The above interpretation does, however, ignore change over the 500,000 years represented in the Naracoorte deposits (Ayliffe et al. Citation1998; Grün et al. Citation2001; Prideaux et al. Citation2007). Indeed, while earlier studies failed to detect changes over time within individual deposits (Moriarty et al. Citation2000; Grün et al. Citation2001) more recent analyses have demonstrated temporal variation within and between the faunas of Blanche Cave (Laslett Citation2006), Cathedral Cave (Prideaux et al. Citation2007), and Grant Hall (Macken et al. Citation2012). These together show repeated shifts over time in the relative prominences of wooded and more open environments, with wooded environments generally dominating during wetter phases, while more open environments such as heathland or grassland generally dominate during dryer phases (Prideaux et al. Citation2007; Macken et al. Citation2012). Notably, however, woodland and forest taxa persist to an extent in the area even during more grassland-dominated phases (see Laslett Citation2006; Prideaux et al. Citation2007; Macken et al. Citation2012), and the taxonomic composition of the fauna appears to have remained generally stable across time (Macken and Reed Citation2014), highlighting that wooded environments remained in the area to some extent even when less abundant.

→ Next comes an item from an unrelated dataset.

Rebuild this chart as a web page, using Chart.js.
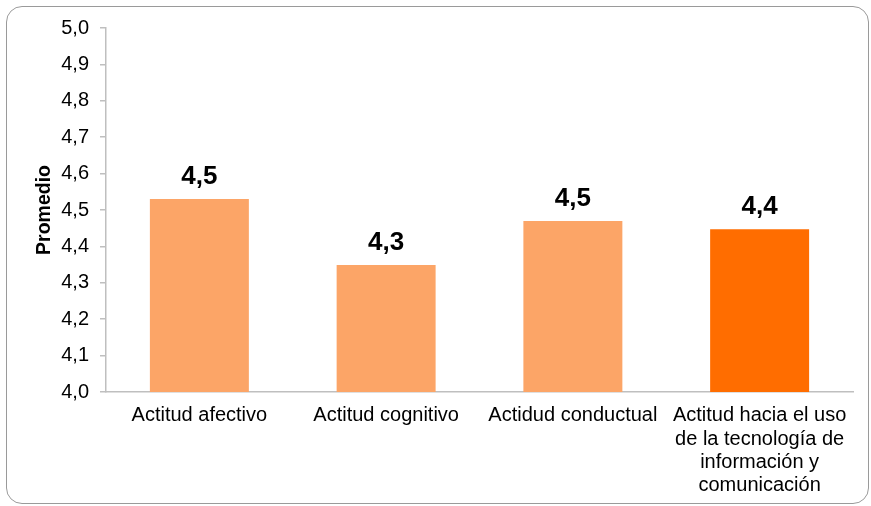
<!DOCTYPE html>
<html>
<head>
<meta charset="utf-8">
<script src="https://cdn.jsdelivr.net/npm/chart.js@4.4.1/dist/chart.umd.min.js"></script>
<style>
  html, body { margin: 0; padding: 0; background: #fff; }
  #wrap { position: relative; width: 871px; height: 506px; }
  #frame { position: absolute; left: 6px; top: 6px; width: 861px; height: 496px;
           border: 1px solid #9a9a9a; border-radius: 16px; pointer-events: none; }
  canvas { position: absolute; left: 0; top: 0; }
</style>
</head>
<body>
<div id="wrap">
  <canvas id="promedioChart" width="871" height="506"></canvas>
  <div id="frame"></div>
</div>
<script>
// datos
const categorias = [
    ['Actitud afectivo'],
    ['Actitud cognitivo'],
    ['Actidud conductual'],
    ['Actitud hacia el uso', 'de la tecnología de', 'información y', 'comunicación']
];
const promedios = [4.53, 4.349, 4.47, 4.447];
const colores = ['#FCA567', '#FCA567', '#FCA567', '#FF6D00'];
const yMin = 4.0, yMax = 5.0, yPaso = 0.1;

const fmt = v => Number(v).toFixed(1).replace('.', ',');
const FONT = '"Liberation Sans", Arial, sans-serif';

// etiquetas encima de las barras
const etiquetas = {
    id: 'etiquetas',
    afterDatasetsDraw(chart){
        const ctx = chart.ctx;
        const meta = chart.getDatasetMeta(0);
        ctx.save();
        ctx.font = 'bold 26px ' + FONT;
        ctx.fillStyle = '#000';
        ctx.textAlign = 'center';
        ctx.textBaseline = 'alphabetic';
        meta.data.forEach(function(bar, i){
            ctx.fillText(fmt(promedios[i]), bar.x, bar.y - 15);
        });
        ctx.restore();
    }
};

document.addEventListener('DOMContentLoaded', function(){
    const ctx = document.getElementById('promedioChart');
    new Chart(ctx, {
        type: 'bar',
        data: {
            labels: categorias,
            datasets: [{
                data: promedios,
                backgroundColor: colores,
                borderWidth: 0,
                barPercentage: 0.53,
                categoryPercentage: 1
            }]
        },
        options: {
            responsive: false,
            animation: false,
            layout: { padding: { top: 28, right: 18, left: 0, bottom: 0 } },
            plugins: { legend: { display: false }, tooltip: { enabled: false } },
            scales: {
                x: {
                    grid: { display: false, drawTicks: false },
                    border: { display: true, color: '#BFBFBF', width: 1.5 },
                    ticks: {
                        color: '#000', padding: 12, maxRotation: 0, autoSkip: false,
                        font: { family: FONT, size: 20, lineHeight: 1.17 }
                    },
                    afterFit: function(scale){ scale.height = 114; }
                },
                y: {
                    min: yMin, max: yMax,
                    grid: { drawOnChartArea: false, drawTicks: true, tickLength: 6, color: '#BFBFBF', lineWidth: 1.5 },
                    border: { display: true, color: '#BFBFBF', width: 1.5 },
                    ticks: {
                        stepSize: yPaso, color: '#000', padding: 11,
                        font: { family: FONT, size: 20 },
                        callback: function(v){ return fmt(v); }
                    },
                    title: {
                        display: true, text: 'Promedio', color: '#000',
                        font: { family: FONT, size: 19.5, weight: 'bold', lineHeight: 1.2 },
                        padding: { top: 33, bottom: 0 }
                    },
                    afterFit: function(scale){ scale.width = 106; }
                }
            }
        },
        plugins: [etiquetas]
    });
});
</script>
</body>
</html>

The presence of Pedionomus torquatus in the Naracoorte deposits is thus perplexing. Modern individuals survive exclusively in sparse open grassland environments (Bennett Citation1983; Harrington et al. Citation1988; Baker-Gabb et al. Citation1990; Marchant and Higgins Citation1993; Baker‐Gabb et al. Citation2016; Antos and Schultz Citation2020; Forshaw and Knight Citation2023), and have not been found to live in areas with any form of woodland (Harrington et al. Citation1988; Baker-Gabb et al. Citation1990; Marchant and Higgins Citation1993; Forshaw and Knight Citation2023). Indeed, the habitat specialisation of modern P. torquatus is such that variations in grass cover within a single habitat may have a significant influence on population levels (Baker‐Gabb et al. Citation2016). Survival of P. torquatus in a predominantly wooded environment such as Naracoorte would therefore appear to contrast sharply with all modern data on the taxon. While one possible explanation may be that they inhabited pockets of grassland interspersed within the forest and woodland, this too appears improbable as modern P. torquatus require large areas of open grassland (approximately 9 hectares per individual) (Baker-Gabb et al. Citation1990), and thus sufficient expanses to support a viable population are unlikely to have been present at Naracoorte. Furthermore, while the available data are insufficient to effectively describe variation in the Pedionomus population through time, it is notable that the taxon appears to be consistently present in every major depth interval in the deposits (see Table S1), and thus persisted through several key phases of aridification and increased precipitation (e.g. Ayliffe et al. Citation1998; De Deckker et al. Citation2021). The Naracoorte fossil P. torquatus population therefore appears to have been relatively resilient to environmental variations, which differs markedly from trends seen in modern individuals (see Baker‐Gabb et al. Citation2016).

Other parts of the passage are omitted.